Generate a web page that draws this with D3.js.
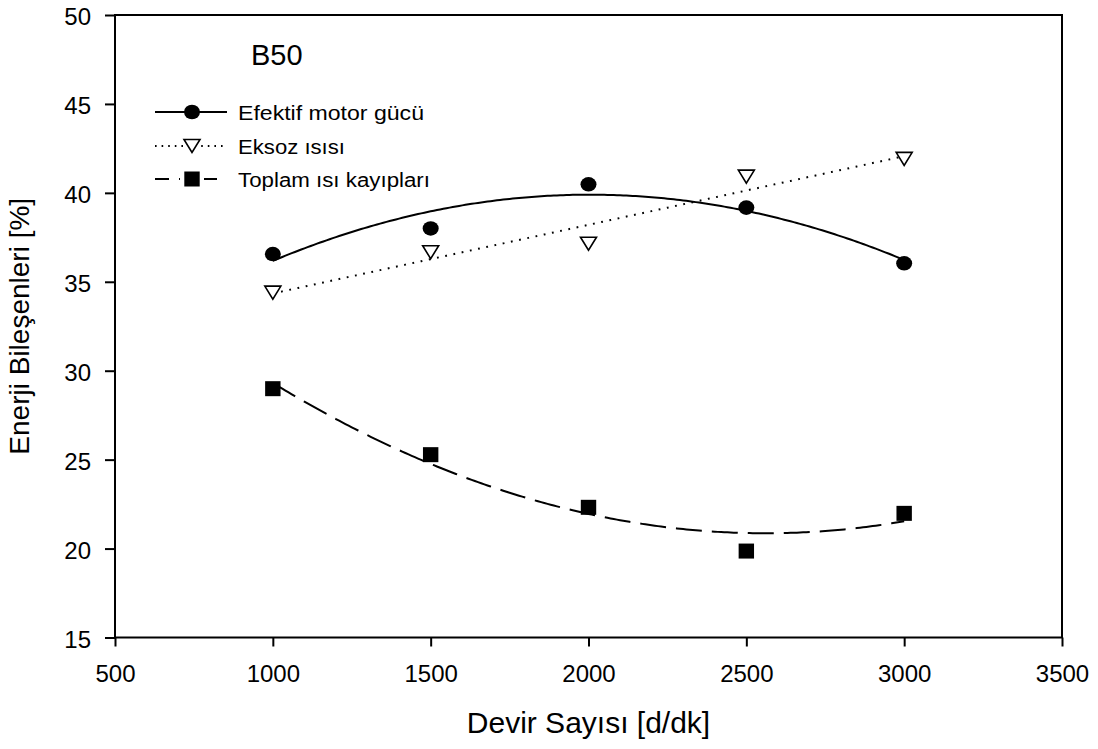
<!DOCTYPE html>
<html><head><meta charset="utf-8">
<script src="https://cdn.jsdelivr.net/npm/d3@7/dist/d3.min.js"></script>
<style>body{margin:0;background:#fff}svg{display:block}text{font-family:"Liberation Sans",Arial,sans-serif;fill:#000}</style>
</head><body><svg id="c" width="1098" height="749"></svg>
<script>
const rpm = [1000, 1500, 2000, 2500, 3000];
const efektif = [36.56, 38.0, 40.48, 39.17, 36.04];
const eksoz = [34.39, 36.66, 37.14, 40.91, 41.91];
const toplam = [28.99, 25.28, 22.32, 19.86, 21.98];
const xTicks = [500, 1000, 1500, 2000, 2500, 3000, 3500];
const yTicks = [15, 20, 25, 30, 35, 40, 45, 50];
const seriesNames = ["Efektif motor gücü", "Eksoz ısısı", "Toplam ısı kayıpları"];

const svg = d3.select("#c");
const L = 115, R = 1062, T = 15, B = 637.5;
const x = d3.scaleLinear().domain([500, 3500]).range([L, R]);
const y = d3.scaleLinear().domain([15, 50]).range([B, T]);

// least-squares polynomial fit of given degree (regression curves as in the original)
function polyfit(xs, ys, deg) {
  const n = deg + 1;
  const A = Array.from({length: n}, () => new Array(n + 1).fill(0));
  const mx = d3.mean(xs), sx = 500;
  xs.forEach((xv, k) => {
    const u = (xv - mx) / sx;
    for (let i = 0; i < n; i++) {
      for (let j = 0; j < n; j++) A[i][j] += Math.pow(u, i + j);
      A[i][n] += Math.pow(u, i) * ys[k];
    }
  });
  for (let i = 0; i < n; i++) {
    let p = i;
    for (let r = i + 1; r < n; r++) if (Math.abs(A[r][i]) > Math.abs(A[p][i])) p = r;
    [A[i], A[p]] = [A[p], A[i]];
    for (let r = 0; r < n; r++) if (r !== i) {
      const f = A[r][i] / A[i][i];
      for (let c = i; c <= n; c++) A[r][c] -= f * A[i][c];
    }
  }
  const coef = A.map((row, i) => row[n] / row[i]);
  return xv => { const u = (xv - mx) / sx; return coef.reduce((s, c, i) => s + c * Math.pow(u, i), 0); };
}

const series = [
  {vals: efektif, deg: 2, dash: null, sym: "circle"},
  {vals: eksoz, deg: 1, dash: "1.8,6.6", sym: "tri"},
  {vals: toplam, deg: 2, dash: "26,10", sym: "square"}
];

const g = svg.append("g");
const line = d3.line().x(d => x(d[0])).y(d => y(d[1]));
const xs = d3.range(rpm[0], rpm[rpm.length - 1] + 1, 10);

function drawSym(sel, type, cx, cy) {
  if (type === "circle") sel.append("ellipse").attr("cx", cx).attr("cy", cy).attr("rx", 8).attr("ry", 7.3).attr("fill", "#000");
  else if (type === "square") sel.append("rect").attr("x", cx - 7.7).attr("y", cy - 7.5).attr("width", 15.4).attr("height", 15).attr("fill", "#000");
  else sel.append("path").attr("d", `M${cx-8},${cy-6.5}L${cx+8},${cy-6.5}L${cx},${cy+6.5}Z`).attr("fill", "#fff").attr("stroke", "#000").attr("stroke-width", 1.6).attr("stroke-linejoin", "miter");
}

series.forEach(s => {
  const f = polyfit(rpm, s.vals, s.deg);
  g.append("path").datum(xs.map(v => [v, f(v)])).attr("d", line)
    .attr("fill", "none").attr("stroke", "#000").attr("stroke-width", 2)
    .attr("stroke-dasharray", s.dash);
});
series.forEach(s => {
  s.vals.forEach((v, i) => drawSym(g, s.sym, x(rpm[i]), y(v)));
});

// frame
svg.append("rect").attr("x", L).attr("y", T).attr("width", R - L).attr("height", B - T)
  .attr("fill", "none").attr("stroke", "#000").attr("stroke-width", 2);

// axes
const xa = svg.append("g").attr("transform", `translate(0,${B})`)
  .call(d3.axisBottom(x).tickValues(xTicks).tickSize(9).tickPadding(18).tickFormat(d3.format("d")));
const ya = svg.append("g").attr("transform", `translate(${L},0)`)
  .call(d3.axisLeft(y).tickValues(yTicks).tickSize(10).tickPadding(14).tickFormat(d3.format("d")));
[xa, ya].forEach(a => {
  a.select(".domain").remove();
  a.selectAll(".tick line").attr("stroke", "#000").attr("stroke-width", 2);
  a.selectAll(".tick text").attr("font-size", 24).attr("font-family", "Liberation Sans, Arial, sans-serif").attr("fill", "#000");
});
ya.selectAll(".tick text").attr("dy", "0.4em");
xa.selectAll(".tick text").attr("dy", "0.71em");

// titles
svg.append("text").attr("x", (L + R) / 2).attr("y", 733).attr("text-anchor", "middle")
  .attr("font-size", 30).text("Devir Sayısı [d/dk]");
svg.append("text").attr("transform", `translate(29,${(T + B) / 2}) rotate(-90)`).attr("text-anchor", "middle")
  .attr("font-size", 28).text("Enerji Bileşenleri [%]");
svg.append("text").attr("x", 251).attr("y", 65).attr("font-size", 29).text("B50");

// legend
const legRows = [112, 146, 179];
const legW = [186, 107, 192];
series.forEach((s, i) => {
  const ly = legRows[i];
  svg.append("line").attr("x1", 155).attr("x2", 227).attr("y1", ly).attr("y2", ly)
    .attr("stroke", "#000").attr("stroke-width", 2).attr("stroke-dasharray", s.dash ? (i === 1 ? "1.6,5" : "14,10") : null);
  if (s.sym === "tri") svg.append("rect").attr("x", 183).attr("y", ly - 9).attr("width", 18).attr("height", 18).attr("fill", "#fff");
  if (s.sym === "square") svg.append("rect").attr("x", 180).attr("y", ly - 9).attr("width", 24).attr("height", 18).attr("fill", "#fff");
  drawSym(svg, s.sym, 192, ly);
  svg.append("text").attr("x", 238).attr("y", ly + 8).attr("font-size", 20)
    .attr("textLength", legW[i]).attr("lengthAdjust", "spacingAndGlyphs").text(seriesNames[i]);
});
</script></body></html>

Required task:
Output each line exactly; omit every picture.

Output of the exercise:
Generate a web page that draws this with D3.js.
<!DOCTYPE html>
<html><head><meta charset="utf-8">
<script src="https://cdn.jsdelivr.net/npm/d3@7/dist/d3.min.js"></script>
<style>body{margin:0;background:#fff}svg{display:block}text{font-family:"Liberation Sans",Arial,sans-serif;fill:#000}</style>
</head><body><svg id="c" width="1098" height="749"></svg>
<script>
const rpm = [1000, 1500, 2000, 2500, 3000];
const efektif = [36.56, 38.0, 40.48, 39.17, 36.04];
const eksoz = [34.39, 36.66, 37.14, 40.91, 41.91];
const toplam = [28.99, 25.28, 22.32, 19.86, 21.98];
const xTicks = [500, 1000, 1500, 2000, 2500, 3000, 3500];
const yTicks = [15, 20, 25, 30, 35, 40, 45, 50];
const seriesNames = ["Efektif motor gücü", "Eksoz ısısı", "Toplam ısı kayıpları"];

const svg = d3.select("#c");
const L = 115, R = 1062, T = 15, B = 637.5;
const x = d3.scaleLinear().domain([500, 3500]).range([L, R]);
const y = d3.scaleLinear().domain([15, 50]).range([B, T]);

// least-squares polynomial fit of given degree (regression curves as in the original)
function polyfit(xs, ys, deg) {
  const n = deg + 1;
  const A = Array.from({length: n}, () => new Array(n + 1).fill(0));
  const mx = d3.mean(xs), sx = 500;
  xs.forEach((xv, k) => {
    const u = (xv - mx) / sx;
    for (let i = 0; i < n; i++) {
      for (let j = 0; j < n; j++) A[i][j] += Math.pow(u, i + j);
      A[i][n] += Math.pow(u, i) * ys[k];
    }
  });
  for (let i = 0; i < n; i++) {
    let p = i;
    for (let r = i + 1; r < n; r++) if (Math.abs(A[r][i]) > Math.abs(A[p][i])) p = r;
    [A[i], A[p]] = [A[p], A[i]];
    for (let r = 0; r < n; r++) if (r !== i) {
      const f = A[r][i] / A[i][i];
      for (let c = i; c <= n; c++) A[r][c] -= f * A[i][c];
    }
  }
  const coef = A.map((row, i) => row[n] / row[i]);
  return xv => { const u = (xv - mx) / sx; return coef.reduce((s, c, i) => s + c * Math.pow(u, i), 0); };
}

const series = [
  {vals: efektif, deg: 2, dash: null, sym: "circle"},
  {vals: eksoz, deg: 1, dash: "1.8,6.6", sym: "tri"},
  {vals: toplam, deg: 2, dash: "26,10", sym: "square"}
];

const g = svg.append("g");
const line = d3.line().x(d => x(d[0])).y(d => y(d[1]));
const xs = d3.range(rpm[0], rpm[rpm.length - 1] + 1, 10);

function drawSym(sel, type, cx, cy) {
  if (type === "circle") sel.append("ellipse").attr("cx", cx).attr("cy", cy).attr("rx", 8).attr("ry", 7.3).attr("fill", "#000");
  else if (type === "square") sel.append("rect").attr("x", cx - 7.7).attr("y", cy - 7.5).attr("width", 15.4).attr("height", 15).attr("fill", "#000");
  else sel.append("path").attr("d", `M${cx-8},${cy-6.5}L${cx+8},${cy-6.5}L${cx},${cy+6.5}Z`).attr("fill", "#fff").attr("stroke", "#000").attr("stroke-width", 1.6).attr("stroke-linejoin", "miter");
}

series.forEach(s => {
  const f = polyfit(rpm, s.vals, s.deg);
  g.append("path").datum(xs.map(v => [v, f(v)])).attr("d", line)
    .attr("fill", "none").attr("stroke", "#000").attr("stroke-width", 2)
    .attr("stroke-dasharray", s.dash);
});
series.forEach(s => {
  s.vals.forEach((v, i) => drawSym(g, s.sym, x(rpm[i]), y(v)));
});

// frame
svg.append("rect").attr("x", L).attr("y", T).attr("width", R - L).attr("height", B - T)
  .attr("fill", "none").attr("stroke", "#000").attr("stroke-width", 2);

// axes
const xa = svg.append("g").attr("transform", `translate(0,${B})`)
  .call(d3.axisBottom(x).tickValues(xTicks).tickSize(9).tickPadding(18).tickFormat(d3.format("d")));
const ya = svg.append("g").attr("transform", `translate(${L},0)`)
  .call(d3.axisLeft(y).tickValues(yTicks).tickSize(10).tickPadding(14).tickFormat(d3.format("d")));
[xa, ya].forEach(a => {
  a.select(".domain").remove();
  a.selectAll(".tick line").attr("stroke", "#000").attr("stroke-width", 2);
  a.selectAll(".tick text").attr("font-size", 24).attr("font-family", "Liberation Sans, Arial, sans-serif").attr("fill", "#000");
});
ya.selectAll(".tick text").attr("dy", "0.4em");
xa.selectAll(".tick text").attr("dy", "0.71em");

// titles
svg.append("text").attr("x", (L + R) / 2).attr("y", 733).attr("text-anchor", "middle")
  .attr("font-size", 30).text("Devir Sayısı [d/dk]");
svg.append("text").attr("transform", `translate(29,${(T + B) / 2}) rotate(-90)`).attr("text-anchor", "middle")
  .attr("font-size", 28).text("Enerji Bileşenleri [%]");
svg.append("text").attr("x", 251).attr("y", 65).attr("font-size", 29).text("B50");

// legend
const legRows = [112, 146, 179];
const legW = [186, 107, 192];
series.forEach((s, i) => {
  const ly = legRows[i];
  svg.append("line").attr("x1", 155).attr("x2", 227).attr("y1", ly).attr("y2", ly)
    .attr("stroke", "#000").attr("stroke-width", 2).attr("stroke-dasharray", s.dash ? (i === 1 ? "1.6,5" : "14,10") : null);
  if (s.sym === "tri") svg.append("rect").attr("x", 183).attr("y", ly - 9).attr("width", 18).attr("height", 18).attr("fill", "#fff");
  if (s.sym === "square") svg.append("rect").attr("x", 180).attr("y", ly - 9).attr("width", 24).attr("height", 18).attr("fill", "#fff");
  drawSym(svg, s.sym, 192, ly);
  svg.append("text").attr("x", 238).attr("y", ly + 8).attr("font-size", 20)
    .attr("textLength", legW[i]).attr("lengthAdjust", "spacingAndGlyphs").text(seriesNames[i]);
});
</script></body></html>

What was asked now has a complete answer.